We have planned to publish four scientific articles, resulting from our three research axes:

  1. Article 1: Creation of virtual DL LiDAR ALS training data for the boreal forest environment with HELIOS++.
  2. Article 2: Study of the impact of virtual LiDAR ALS data simulation parameters on the quality of semantic segmentation in a forest environment.
  3. Article 3: Panoptic segmentation and object detection by DL in the boreal forest from simulated LiDAR ALS data.
  4. Article 4: Virtual ALS benchmark for semantic, instance, and panoptic segmentation in the boreal forest environment.

Expected scientific benefits

In the field of computer vision, the most important and impactful works are those that facilitate access to training data, such as manual labeling works for the creation of benchmark datasets. These benchmarks provide a framework for researchers to compare their methods. Therefore, making available a benchmark dataset for forest environment classification or semantic segmentation will allow researchers to test and compare the performance of their algorithms on this environment, which is currently non-existent. This will promote algorithmic methods specific to forest environments and ultimately improve machine learning performance in this domain.
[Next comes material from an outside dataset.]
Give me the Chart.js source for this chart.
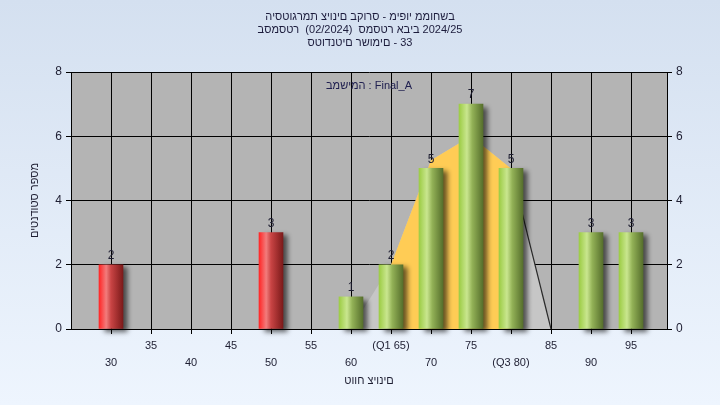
<!DOCTYPE html>
<html>
<head>
<meta charset="utf-8">
<script src="https://cdn.jsdelivr.net/npm/chart.js@4/dist/chart.umd.min.js"></script>
<style>
  html, body { margin: 0; padding: 0; }
  body { width: 720px; height: 405px; background: linear-gradient(#d4e0f0, #eef5fe); overflow: hidden; }
  #wrap { width: 720px; height: 405px; }
</style>
</head>
<body>
<div id="wrap"><canvas id="histChart"></canvas></div>
<script>
const titleLines = [
  'היסטוגרמת ציונים בקורס - מיפוי ממוחשב',
  'בסמסטר  (02/2024)  סמסטר אביב 2024/25',
  'סטודנטים רשומים - 33'
];
const taskLabel = 'במשימה : Final_A';
const xAxisTitle = 'טווח ציונים';
const yAxisTitle = 'מספר סטודנטים';

// histogram
const scores = [30, 50, 60, 65, 70, 75, 80, 90, 95];
const counts = [2, 3, 1, 2, 5, 7, 5, 3, 3];
const passMark = 55;

// distribution polygon behind the bars
const curveX = [60, 65, 70, 75, 80, 85];
const curveY = [0, 2, 5.25, 6, 5, 0];
const q1 = 65;
const q3 = 80;

// axes
const xTicks = [30, 35, 40, 45, 50, 55, 60, 65, 70, 75, 80, 85, 90, 95];
const xTickLabels = ['30', '35', '40', '45', '50', '55', '60', '(Q1 65)', '70', '75', '(Q3 80)', '85', '90', '95'];
const yMax = 8;

const BAR_W = 24;
const FONT = '"Liberation Sans", Arial, sans-serif';
const textColor = '#1e1e32';

// the original draws these Hebrew strings in stored (left-to-right) order, so lay glyphs out one by one
function drawLtr(ctx, text, x, y) {
  const chars = Array.from(text);
  const widths = chars.map(c => ctx.measureText(c).width);
  let cx = x - widths.reduce((a, b) => a + b, 0) / 2;
  ctx.textAlign = 'left';
  chars.forEach((c, i) => {
    ctx.fillText(c, cx, y);
    cx += widths[i];
  });
}

function barFill(context) {
  const chart = context.chart;
  if (!chart.chartArea) return '#999';
  const score = scores[context.dataIndex];
  const cx = chart.scales.x.getPixelForValue(score);
  const g = chart.ctx.createLinearGradient(cx - BAR_W / 2, 0, cx + BAR_W / 2, 0);
  if (score < passMark) {
    g.addColorStop(0, '#ff2626');
    g.addColorStop(0.3, '#f27c7c');
    g.addColorStop(0.5, '#c94444');
    g.addColorStop(1, '#7c1a1a');
  } else {
    g.addColorStop(0, '#9ccc44');
    g.addColorStop(0.33, '#c9e68f');
    g.addColorStop(0.55, '#93b257');
    g.addColorStop(1, '#566f2c');
  }
  return g;
}

const plotBackground = {
  id: 'plotBackground',
  beforeDraw(chart) {
    const { ctx, chartArea: a } = chart;
    ctx.save();
    ctx.fillStyle = '#b4b4b4';
    ctx.fillRect(a.left, a.top, a.right - a.left, a.bottom - a.top);
    ctx.restore();
  }
};

const barShadow = {
  id: 'barShadow',
  beforeDatasetDraw(chart, args) {
    if (args.meta.type !== 'bar') return;
    const ctx = chart.ctx;
    ctx.save();
    ctx.shadowColor = 'rgba(0,0,0,0.6)';
    ctx.shadowBlur = 5;
    ctx.shadowOffsetX = 5;
    ctx.shadowOffsetY = 3;
  },
  afterDatasetDraw(chart, args) {
    if (args.meta.type !== 'bar') return;
    chart.ctx.restore();
  }
};

const texts = {
  id: 'texts',
  afterDatasetsDraw(chart) {
    const ctx = chart.ctx;
    const a = chart.chartArea;
    const meta = chart.getDatasetMeta(0);
    ctx.save();

    // counts above bars
    ctx.font = '12px ' + FONT;
    ctx.fillStyle = textColor;
    ctx.textAlign = 'center';
    ctx.textBaseline = 'bottom';
    meta.data.forEach((bar, i) => {
      ctx.fillText(String(counts[i]), bar.x, bar.y - 3);
    });

    ctx.textBaseline = 'middle';
    ctx.font = '11px ' + FONT;

    // task caption
    ctx.fillStyle = '#202050';
    drawLtr(ctx, taskLabel, (a.left + a.right) / 2, a.top + 14);

    // main title
    ctx.fillStyle = '#1c1c3c';
    titleLines.forEach((line, i) => drawLtr(ctx, line, chart.width / 2, 17 + i * 13));

    // x axis title
    ctx.fillStyle = textColor;
    drawLtr(ctx, xAxisTitle, (a.left + a.right) / 2, 381);

    // y axis title, rotated like a usual left axis title
    ctx.translate(35, (a.top + a.bottom) / 2);
    ctx.rotate(-Math.PI / 2);
    ctx.textAlign = 'center';
    ctx.fillText(yAxisTitle, 0, 0);

    ctx.restore();
  }
};

const font12 = { family: FONT, size: 12 };
const points = curveX.map((x, i) => ({ x: x, y: curveY[i] }));

new Chart(document.getElementById('histChart'), {
  type: 'bar',
  data: {
    datasets: [
      {
        type: 'bar',
        data: scores.map((s, i) => ({ x: s, y: counts[i] })),
        backgroundColor: barFill,
        borderWidth: 0,
        barThickness: BAR_W,
        clip: false,
        order: 0
      },
      {
        type: 'line',
        data: points,
        borderWidth: 0,
        borderColor: 'rgba(0,0,0,0)',
        backgroundColor: '#c6c6c6',
        fill: 'origin',
        pointRadius: 0,
        tension: 0,
        order: 3
      },
      {
        type: 'line',
        data: points.filter(p => p.x >= q1 && p.x <= q3),
        borderWidth: 0,
        borderColor: 'rgba(0,0,0,0)',
        backgroundColor: '#ffcc55',
        fill: 'origin',
        pointRadius: 0,
        tension: 0,
        order: 2
      },
      {
        type: 'line',
        data: points.filter(p => p.x >= q3),
        borderWidth: 1.2,
        borderColor: '#2a2a2a',
        fill: false,
        pointRadius: 0,
        tension: 0,
        order: 1
      }
    ]
  },
  options: {
    responsive: true,
    maintainAspectRatio: false,
    animation: false,
    layout: { padding: { left: 0, right: 0, top: 72, bottom: 0 } },
    plugins: {
      legend: { display: false },
      tooltip: { enabled: false },
      title: { display: false }
    },
    scales: {
      x: {
        type: 'linear',
        offset: false,
        min: 25,
        max: 99.5,
        afterBuildTicks: scale => { scale.ticks = xTicks.map(v => ({ value: v })); },
        afterFit: scale => { scale.height = 76; },
        grid: { offset: false, color: '#000', tickColor: '#000', tickLength: 5, lineWidth: 1 },
        border: { color: '#000' },
        ticks: {
          color: textColor,
          font: { family: FONT, size: 11, lineHeight: 1.55 },
          padding: 3,
          maxRotation: 0,
          autoSkip: false,
          callback: (value, index) => index % 2 === 0 ? ['', xTickLabels[index]] : xTickLabels[index]
        }
      },
      y: {
        position: 'left',
        min: 0,
        max: yMax,
        afterFit: scale => { scale.width = 71; },
        grid: { color: '#000', tickColor: '#000', tickLength: 5, lineWidth: 1 },
        border: { color: '#000' },
        ticks: { stepSize: 2, color: textColor, font: font12, padding: 4 }
      },
      y2: {
        position: 'right',
        min: 0,
        max: yMax,
        afterFit: scale => { scale.width = 53; },
        grid: { drawOnChartArea: false, color: '#000', tickColor: '#000', tickLength: 5 },
        border: { color: '#000' },
        ticks: { stepSize: 2, color: textColor, font: font12, padding: 4 }
      }
    }
  },
  plugins: [plotBackground, barShadow, texts]
});
</script>
</body>
</html>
Moreover, the popularity of universities is greatly affected by their ability to provide benchmark datasets. Thus, the publication of our forest-specific benchmark dataset will increase the visibility of the Department of Geomatics and the faculty in the scientific community. It will highlight the quality of work coming from university teams.

Finally, in the industrial and operational domains, our work will allow testing of minimal LiDAR acquisition calibrations to ensure efficient semantic segmentation by deep learning algorithms. Therefore, all organizations such as the MFFP and companies working on forest monitoring can update their acquisition methodologies according to recommendations issued by our work.